**Aim of the exercise:** Start at the line containing "Give me the" and stop at the line containing "3.05, 3.1, 3.15];"; copy those lines exactly, both ends included, and no others.

**Source code of charts:**
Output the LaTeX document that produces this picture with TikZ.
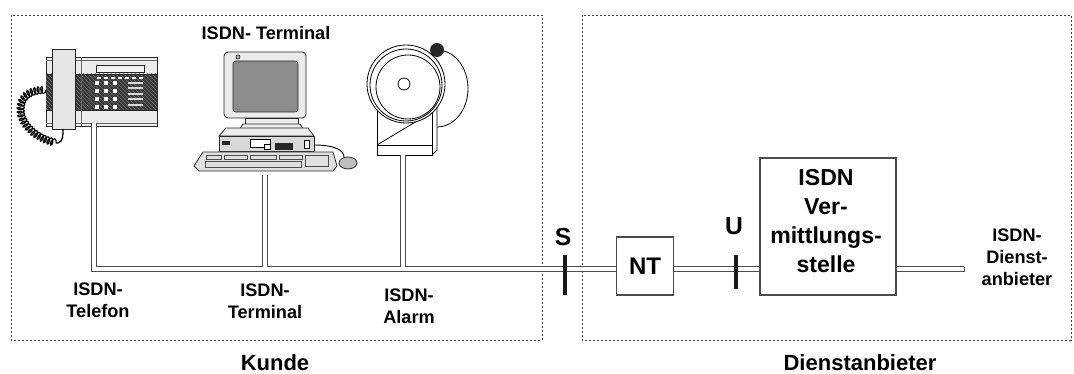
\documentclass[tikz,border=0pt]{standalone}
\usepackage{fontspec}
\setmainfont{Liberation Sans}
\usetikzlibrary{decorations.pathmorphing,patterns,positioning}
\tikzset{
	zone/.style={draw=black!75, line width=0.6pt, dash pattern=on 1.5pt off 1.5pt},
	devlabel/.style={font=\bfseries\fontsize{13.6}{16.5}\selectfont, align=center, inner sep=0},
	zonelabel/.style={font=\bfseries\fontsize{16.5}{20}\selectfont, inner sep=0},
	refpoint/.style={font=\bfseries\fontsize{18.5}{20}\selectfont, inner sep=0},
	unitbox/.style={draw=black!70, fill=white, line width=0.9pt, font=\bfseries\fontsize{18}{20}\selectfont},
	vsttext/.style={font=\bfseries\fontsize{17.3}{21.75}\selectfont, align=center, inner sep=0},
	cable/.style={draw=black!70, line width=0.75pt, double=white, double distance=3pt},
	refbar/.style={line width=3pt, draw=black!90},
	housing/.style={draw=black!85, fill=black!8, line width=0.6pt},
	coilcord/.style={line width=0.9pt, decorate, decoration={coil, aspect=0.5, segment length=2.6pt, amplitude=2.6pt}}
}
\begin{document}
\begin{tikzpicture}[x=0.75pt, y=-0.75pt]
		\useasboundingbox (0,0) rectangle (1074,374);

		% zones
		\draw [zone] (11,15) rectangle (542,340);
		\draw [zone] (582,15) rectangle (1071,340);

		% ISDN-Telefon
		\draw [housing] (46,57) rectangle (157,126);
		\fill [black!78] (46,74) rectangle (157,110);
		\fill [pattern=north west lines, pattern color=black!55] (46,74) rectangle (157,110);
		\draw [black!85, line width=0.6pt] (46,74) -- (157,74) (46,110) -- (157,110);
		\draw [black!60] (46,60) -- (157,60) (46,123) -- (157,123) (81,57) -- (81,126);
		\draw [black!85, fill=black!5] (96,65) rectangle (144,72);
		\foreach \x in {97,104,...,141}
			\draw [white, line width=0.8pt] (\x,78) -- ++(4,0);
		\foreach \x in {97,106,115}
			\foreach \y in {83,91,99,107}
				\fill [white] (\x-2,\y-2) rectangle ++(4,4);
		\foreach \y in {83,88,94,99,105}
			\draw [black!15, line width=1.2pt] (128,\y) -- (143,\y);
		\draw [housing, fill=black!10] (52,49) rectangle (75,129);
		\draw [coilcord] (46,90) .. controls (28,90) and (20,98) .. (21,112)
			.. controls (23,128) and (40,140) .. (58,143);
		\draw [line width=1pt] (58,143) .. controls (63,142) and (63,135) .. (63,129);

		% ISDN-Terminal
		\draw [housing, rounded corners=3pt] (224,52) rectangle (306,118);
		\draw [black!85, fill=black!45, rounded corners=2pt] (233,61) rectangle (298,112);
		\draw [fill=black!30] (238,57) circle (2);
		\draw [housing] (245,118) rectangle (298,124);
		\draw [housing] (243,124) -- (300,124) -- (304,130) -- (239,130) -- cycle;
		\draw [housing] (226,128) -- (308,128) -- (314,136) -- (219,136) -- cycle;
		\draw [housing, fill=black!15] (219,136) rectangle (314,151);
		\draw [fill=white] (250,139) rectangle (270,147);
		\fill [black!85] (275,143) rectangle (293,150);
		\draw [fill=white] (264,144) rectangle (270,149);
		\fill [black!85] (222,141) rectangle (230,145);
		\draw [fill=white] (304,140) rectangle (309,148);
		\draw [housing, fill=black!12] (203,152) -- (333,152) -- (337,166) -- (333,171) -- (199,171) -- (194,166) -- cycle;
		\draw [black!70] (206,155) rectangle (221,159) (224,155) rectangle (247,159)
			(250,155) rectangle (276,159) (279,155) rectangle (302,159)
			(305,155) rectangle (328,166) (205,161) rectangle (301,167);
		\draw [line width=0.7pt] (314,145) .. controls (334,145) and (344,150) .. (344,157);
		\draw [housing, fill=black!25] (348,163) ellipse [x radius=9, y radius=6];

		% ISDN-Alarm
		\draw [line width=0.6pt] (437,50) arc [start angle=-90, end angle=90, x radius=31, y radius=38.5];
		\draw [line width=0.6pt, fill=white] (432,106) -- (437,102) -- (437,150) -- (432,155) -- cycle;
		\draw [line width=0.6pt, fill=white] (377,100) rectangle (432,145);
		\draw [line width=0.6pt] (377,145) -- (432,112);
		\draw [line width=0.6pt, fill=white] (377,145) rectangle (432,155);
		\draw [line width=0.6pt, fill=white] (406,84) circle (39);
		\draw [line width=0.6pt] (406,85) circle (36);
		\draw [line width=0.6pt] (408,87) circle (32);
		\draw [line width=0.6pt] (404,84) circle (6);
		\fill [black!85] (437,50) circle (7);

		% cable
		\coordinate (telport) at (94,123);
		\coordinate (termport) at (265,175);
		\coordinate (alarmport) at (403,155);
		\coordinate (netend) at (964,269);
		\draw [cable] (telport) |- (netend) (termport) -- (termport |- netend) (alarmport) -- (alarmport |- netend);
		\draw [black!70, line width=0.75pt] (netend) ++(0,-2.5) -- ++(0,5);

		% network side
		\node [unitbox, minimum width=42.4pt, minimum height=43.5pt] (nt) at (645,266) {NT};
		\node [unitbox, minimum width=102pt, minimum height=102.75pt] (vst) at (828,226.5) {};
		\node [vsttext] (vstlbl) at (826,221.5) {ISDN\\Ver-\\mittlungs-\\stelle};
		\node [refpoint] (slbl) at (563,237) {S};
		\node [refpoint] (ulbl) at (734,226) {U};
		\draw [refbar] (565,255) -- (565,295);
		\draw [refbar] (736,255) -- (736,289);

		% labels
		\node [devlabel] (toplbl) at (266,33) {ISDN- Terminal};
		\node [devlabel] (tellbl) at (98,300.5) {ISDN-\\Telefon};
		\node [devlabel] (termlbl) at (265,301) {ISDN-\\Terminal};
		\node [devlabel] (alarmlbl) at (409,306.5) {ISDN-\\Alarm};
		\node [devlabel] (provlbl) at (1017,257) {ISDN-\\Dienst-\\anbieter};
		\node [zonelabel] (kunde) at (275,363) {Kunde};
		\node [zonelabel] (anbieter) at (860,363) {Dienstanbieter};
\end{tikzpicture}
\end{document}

...

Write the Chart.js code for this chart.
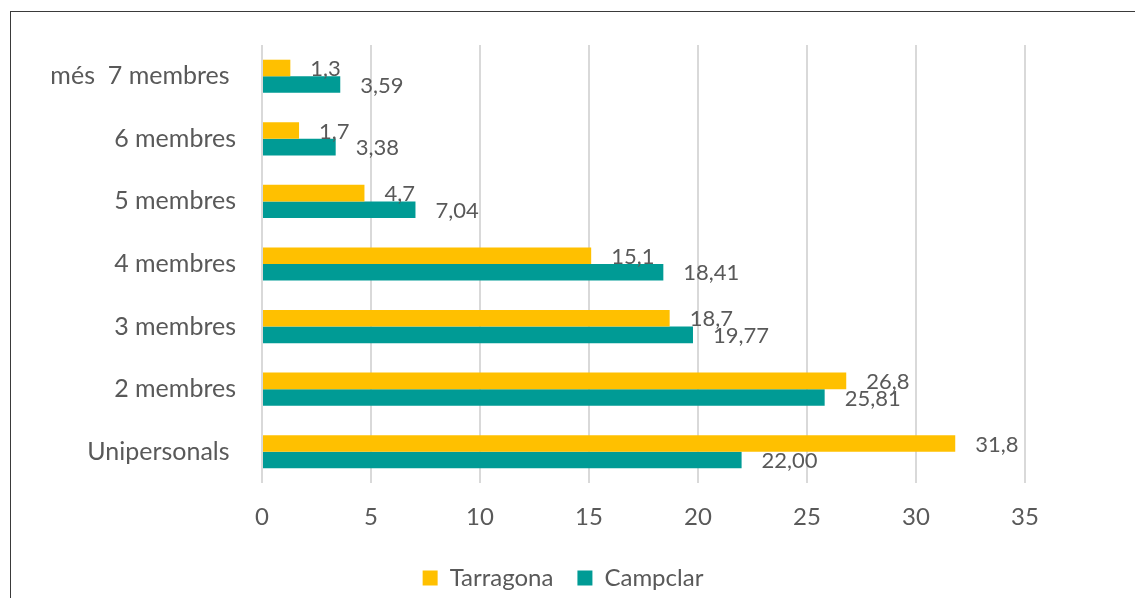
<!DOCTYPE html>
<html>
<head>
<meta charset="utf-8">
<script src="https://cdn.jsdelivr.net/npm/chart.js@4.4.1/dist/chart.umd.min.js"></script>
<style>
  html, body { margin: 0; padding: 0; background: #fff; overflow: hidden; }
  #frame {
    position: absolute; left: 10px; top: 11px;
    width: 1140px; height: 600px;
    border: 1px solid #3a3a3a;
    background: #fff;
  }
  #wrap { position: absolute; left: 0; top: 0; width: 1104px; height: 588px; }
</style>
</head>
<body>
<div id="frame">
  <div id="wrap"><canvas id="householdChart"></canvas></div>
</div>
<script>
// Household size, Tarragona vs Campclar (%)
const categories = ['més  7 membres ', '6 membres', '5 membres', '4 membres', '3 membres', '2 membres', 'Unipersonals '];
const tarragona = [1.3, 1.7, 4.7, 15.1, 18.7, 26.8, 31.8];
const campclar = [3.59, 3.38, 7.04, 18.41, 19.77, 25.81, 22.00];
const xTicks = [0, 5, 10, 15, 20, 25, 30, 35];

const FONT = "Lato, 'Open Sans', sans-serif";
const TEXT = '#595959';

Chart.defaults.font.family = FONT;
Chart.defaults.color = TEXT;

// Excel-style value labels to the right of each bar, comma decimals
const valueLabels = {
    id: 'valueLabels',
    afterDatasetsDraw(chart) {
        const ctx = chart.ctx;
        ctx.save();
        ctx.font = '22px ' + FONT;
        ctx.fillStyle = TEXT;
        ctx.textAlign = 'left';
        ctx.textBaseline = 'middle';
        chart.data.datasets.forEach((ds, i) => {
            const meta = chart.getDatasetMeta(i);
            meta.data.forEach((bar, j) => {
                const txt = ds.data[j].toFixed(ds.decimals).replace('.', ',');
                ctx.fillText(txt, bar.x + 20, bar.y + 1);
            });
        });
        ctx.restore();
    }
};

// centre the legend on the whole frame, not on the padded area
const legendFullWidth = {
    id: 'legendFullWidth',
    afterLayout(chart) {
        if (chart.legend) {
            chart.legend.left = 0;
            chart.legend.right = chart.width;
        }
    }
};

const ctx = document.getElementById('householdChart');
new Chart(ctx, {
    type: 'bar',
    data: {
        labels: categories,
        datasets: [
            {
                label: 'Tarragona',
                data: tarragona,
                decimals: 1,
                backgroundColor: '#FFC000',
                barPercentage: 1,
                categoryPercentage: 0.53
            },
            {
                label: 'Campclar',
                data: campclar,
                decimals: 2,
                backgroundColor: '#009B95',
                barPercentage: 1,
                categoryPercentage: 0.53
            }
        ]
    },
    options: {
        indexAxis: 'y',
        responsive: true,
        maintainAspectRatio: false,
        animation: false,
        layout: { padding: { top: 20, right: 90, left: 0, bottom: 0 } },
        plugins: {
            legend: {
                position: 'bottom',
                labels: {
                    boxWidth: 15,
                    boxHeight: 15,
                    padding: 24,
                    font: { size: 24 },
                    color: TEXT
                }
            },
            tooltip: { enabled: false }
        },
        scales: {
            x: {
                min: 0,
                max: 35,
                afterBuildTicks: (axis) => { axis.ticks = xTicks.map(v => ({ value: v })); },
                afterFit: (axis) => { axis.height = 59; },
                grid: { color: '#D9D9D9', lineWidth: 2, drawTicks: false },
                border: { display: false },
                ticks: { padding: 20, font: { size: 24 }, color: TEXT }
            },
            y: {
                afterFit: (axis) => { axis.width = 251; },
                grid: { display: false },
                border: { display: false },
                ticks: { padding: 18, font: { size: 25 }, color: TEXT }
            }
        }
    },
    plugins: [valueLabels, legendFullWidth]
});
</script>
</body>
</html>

* * *

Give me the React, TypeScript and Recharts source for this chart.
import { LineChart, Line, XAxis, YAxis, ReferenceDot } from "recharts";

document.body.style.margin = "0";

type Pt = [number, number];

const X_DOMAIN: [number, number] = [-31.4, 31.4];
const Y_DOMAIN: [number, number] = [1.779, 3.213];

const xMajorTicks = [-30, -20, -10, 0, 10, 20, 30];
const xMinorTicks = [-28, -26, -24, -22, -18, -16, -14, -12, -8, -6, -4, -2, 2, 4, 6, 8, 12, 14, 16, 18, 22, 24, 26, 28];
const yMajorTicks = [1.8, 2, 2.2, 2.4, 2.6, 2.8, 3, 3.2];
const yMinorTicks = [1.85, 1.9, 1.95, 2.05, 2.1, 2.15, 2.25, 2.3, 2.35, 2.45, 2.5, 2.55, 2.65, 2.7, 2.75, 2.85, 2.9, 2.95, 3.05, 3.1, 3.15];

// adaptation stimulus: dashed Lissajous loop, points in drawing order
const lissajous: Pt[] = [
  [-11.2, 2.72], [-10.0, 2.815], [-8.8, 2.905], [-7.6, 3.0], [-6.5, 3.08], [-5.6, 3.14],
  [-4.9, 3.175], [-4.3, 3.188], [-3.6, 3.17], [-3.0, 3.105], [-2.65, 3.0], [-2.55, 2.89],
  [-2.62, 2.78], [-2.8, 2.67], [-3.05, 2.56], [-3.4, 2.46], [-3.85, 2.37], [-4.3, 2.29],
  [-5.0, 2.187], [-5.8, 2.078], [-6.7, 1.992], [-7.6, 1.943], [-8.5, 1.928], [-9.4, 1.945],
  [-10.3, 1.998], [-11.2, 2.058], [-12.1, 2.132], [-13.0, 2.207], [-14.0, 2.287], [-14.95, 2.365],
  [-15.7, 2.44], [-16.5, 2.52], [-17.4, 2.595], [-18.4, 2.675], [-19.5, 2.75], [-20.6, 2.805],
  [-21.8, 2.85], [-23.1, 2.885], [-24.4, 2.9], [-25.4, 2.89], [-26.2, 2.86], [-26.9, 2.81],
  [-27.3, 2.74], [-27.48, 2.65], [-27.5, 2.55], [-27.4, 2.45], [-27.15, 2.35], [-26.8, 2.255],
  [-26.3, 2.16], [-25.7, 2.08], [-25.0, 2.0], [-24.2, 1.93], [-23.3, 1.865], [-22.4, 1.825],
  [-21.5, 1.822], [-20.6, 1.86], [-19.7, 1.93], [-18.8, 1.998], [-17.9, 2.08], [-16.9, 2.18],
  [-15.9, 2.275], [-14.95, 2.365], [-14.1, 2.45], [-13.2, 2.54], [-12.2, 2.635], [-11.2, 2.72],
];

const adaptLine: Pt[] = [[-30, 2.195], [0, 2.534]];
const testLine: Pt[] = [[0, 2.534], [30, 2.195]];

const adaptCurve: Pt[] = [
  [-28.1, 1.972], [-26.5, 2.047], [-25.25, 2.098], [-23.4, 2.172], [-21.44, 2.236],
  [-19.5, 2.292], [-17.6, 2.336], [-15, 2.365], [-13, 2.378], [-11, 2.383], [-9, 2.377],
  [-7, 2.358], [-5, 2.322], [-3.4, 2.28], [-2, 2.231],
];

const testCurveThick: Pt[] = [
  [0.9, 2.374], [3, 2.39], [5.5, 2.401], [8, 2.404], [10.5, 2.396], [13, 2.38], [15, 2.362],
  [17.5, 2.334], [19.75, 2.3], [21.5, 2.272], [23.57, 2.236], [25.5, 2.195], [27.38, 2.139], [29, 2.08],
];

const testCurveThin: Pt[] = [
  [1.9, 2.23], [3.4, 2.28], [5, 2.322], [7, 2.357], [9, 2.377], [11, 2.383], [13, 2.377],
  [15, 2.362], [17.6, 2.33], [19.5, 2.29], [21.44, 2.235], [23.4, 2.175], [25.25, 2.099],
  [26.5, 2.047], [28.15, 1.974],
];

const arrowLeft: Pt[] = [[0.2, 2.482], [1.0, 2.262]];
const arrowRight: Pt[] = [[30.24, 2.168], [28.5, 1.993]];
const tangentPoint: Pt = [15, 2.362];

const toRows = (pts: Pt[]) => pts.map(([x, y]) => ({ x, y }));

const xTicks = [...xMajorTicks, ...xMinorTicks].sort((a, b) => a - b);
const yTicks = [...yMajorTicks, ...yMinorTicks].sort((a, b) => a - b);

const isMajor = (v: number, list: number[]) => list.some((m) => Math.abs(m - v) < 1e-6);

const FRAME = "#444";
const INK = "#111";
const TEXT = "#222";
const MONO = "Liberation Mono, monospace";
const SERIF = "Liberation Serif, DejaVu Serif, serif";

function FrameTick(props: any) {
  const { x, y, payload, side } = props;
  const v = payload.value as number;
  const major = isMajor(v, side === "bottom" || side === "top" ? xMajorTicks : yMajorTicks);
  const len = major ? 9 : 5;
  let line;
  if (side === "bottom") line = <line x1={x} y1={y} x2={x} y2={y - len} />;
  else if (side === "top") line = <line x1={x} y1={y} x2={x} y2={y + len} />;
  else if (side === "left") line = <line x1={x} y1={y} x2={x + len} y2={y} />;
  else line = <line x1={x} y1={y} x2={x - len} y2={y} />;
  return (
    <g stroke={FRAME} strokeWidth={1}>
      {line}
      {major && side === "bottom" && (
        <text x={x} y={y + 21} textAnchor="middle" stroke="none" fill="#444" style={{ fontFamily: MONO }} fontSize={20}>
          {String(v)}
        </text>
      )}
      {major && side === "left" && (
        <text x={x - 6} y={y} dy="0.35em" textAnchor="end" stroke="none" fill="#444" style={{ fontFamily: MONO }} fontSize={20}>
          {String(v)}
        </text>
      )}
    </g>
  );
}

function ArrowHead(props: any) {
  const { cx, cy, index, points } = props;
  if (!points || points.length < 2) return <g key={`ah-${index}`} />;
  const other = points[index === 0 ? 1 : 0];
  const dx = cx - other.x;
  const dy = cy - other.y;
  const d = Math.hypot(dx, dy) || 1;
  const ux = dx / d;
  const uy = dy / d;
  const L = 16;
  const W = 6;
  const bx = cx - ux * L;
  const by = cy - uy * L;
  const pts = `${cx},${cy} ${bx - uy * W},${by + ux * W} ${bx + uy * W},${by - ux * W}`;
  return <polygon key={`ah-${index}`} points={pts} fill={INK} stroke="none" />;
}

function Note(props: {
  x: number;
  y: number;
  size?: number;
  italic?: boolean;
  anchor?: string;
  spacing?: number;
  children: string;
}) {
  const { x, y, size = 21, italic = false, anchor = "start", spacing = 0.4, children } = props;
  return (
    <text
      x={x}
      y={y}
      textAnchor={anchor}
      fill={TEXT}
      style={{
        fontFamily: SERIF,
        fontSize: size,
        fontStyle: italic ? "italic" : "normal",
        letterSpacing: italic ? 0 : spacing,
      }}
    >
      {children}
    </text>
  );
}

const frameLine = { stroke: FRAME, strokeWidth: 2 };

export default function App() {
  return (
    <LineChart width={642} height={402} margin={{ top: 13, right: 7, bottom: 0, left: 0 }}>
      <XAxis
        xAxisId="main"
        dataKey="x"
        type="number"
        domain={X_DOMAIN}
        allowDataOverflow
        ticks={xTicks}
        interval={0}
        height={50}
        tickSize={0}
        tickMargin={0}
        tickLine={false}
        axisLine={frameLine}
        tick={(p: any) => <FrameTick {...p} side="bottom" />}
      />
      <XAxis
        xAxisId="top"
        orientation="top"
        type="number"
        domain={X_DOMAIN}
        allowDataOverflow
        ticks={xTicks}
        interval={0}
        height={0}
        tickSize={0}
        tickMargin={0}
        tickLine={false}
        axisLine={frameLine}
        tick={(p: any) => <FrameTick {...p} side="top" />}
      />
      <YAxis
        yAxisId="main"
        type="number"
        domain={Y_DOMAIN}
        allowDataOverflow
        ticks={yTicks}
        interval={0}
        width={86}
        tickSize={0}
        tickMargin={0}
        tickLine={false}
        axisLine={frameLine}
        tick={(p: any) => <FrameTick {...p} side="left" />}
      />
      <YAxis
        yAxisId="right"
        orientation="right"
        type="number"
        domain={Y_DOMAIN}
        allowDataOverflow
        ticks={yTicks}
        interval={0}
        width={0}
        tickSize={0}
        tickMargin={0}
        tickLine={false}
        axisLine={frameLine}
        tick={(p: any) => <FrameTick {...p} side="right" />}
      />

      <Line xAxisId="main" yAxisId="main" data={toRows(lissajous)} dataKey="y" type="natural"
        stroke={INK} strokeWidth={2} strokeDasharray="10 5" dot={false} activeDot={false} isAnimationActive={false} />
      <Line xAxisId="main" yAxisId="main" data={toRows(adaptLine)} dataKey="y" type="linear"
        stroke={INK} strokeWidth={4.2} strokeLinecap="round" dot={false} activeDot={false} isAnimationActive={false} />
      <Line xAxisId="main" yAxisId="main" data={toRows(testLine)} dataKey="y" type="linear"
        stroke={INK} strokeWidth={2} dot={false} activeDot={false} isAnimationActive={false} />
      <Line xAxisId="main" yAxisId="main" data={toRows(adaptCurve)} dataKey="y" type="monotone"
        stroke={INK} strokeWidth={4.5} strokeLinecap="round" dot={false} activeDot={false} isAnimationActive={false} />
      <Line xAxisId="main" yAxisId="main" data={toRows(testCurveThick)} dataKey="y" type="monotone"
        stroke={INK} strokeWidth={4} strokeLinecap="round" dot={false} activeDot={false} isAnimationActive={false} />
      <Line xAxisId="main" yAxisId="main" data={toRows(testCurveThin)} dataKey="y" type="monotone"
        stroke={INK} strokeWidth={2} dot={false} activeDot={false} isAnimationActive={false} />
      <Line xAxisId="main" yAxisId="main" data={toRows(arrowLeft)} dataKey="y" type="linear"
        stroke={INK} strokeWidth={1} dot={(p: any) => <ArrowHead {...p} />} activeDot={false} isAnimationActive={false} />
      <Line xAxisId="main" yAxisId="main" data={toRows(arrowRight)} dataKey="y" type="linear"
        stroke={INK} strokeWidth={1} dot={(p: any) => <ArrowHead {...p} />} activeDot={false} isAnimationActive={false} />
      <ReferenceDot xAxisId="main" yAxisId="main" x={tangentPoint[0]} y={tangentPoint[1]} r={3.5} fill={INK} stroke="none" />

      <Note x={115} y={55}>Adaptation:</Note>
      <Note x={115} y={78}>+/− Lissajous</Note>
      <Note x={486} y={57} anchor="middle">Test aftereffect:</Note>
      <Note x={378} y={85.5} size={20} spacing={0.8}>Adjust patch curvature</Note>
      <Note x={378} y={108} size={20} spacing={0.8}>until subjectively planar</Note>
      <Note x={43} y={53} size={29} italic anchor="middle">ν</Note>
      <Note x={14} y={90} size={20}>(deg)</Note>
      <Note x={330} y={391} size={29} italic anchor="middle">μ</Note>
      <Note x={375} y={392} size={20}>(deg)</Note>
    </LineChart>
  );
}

**Answer below:**
Give me the React, TypeScript and Recharts source for this chart.
import { LineChart, Line, XAxis, YAxis, ReferenceDot } from "recharts";

document.body.style.margin = "0";

type Pt = [number, number];

const X_DOMAIN: [number, number] = [-31.4, 31.4];
const Y_DOMAIN: [number, number] = [1.779, 3.213];

const xMajorTicks = [-30, -20, -10, 0, 10, 20, 30];
const xMinorTicks = [-28, -26, -24, -22, -18, -16, -14, -12, -8, -6, -4, -2, 2, 4, 6, 8, 12, 14, 16, 18, 22, 24, 26, 28];
const yMajorTicks = [1.8, 2, 2.2, 2.4, 2.6, 2.8, 3, 3.2];
const yMinorTicks = [1.85, 1.9, 1.95, 2.05, 2.1, 2.15, 2.25, 2.3, 2.35, 2.45, 2.5, 2.55, 2.65, 2.7, 2.75, 2.85, 2.9, 2.95, 3.05, 3.1, 3.15];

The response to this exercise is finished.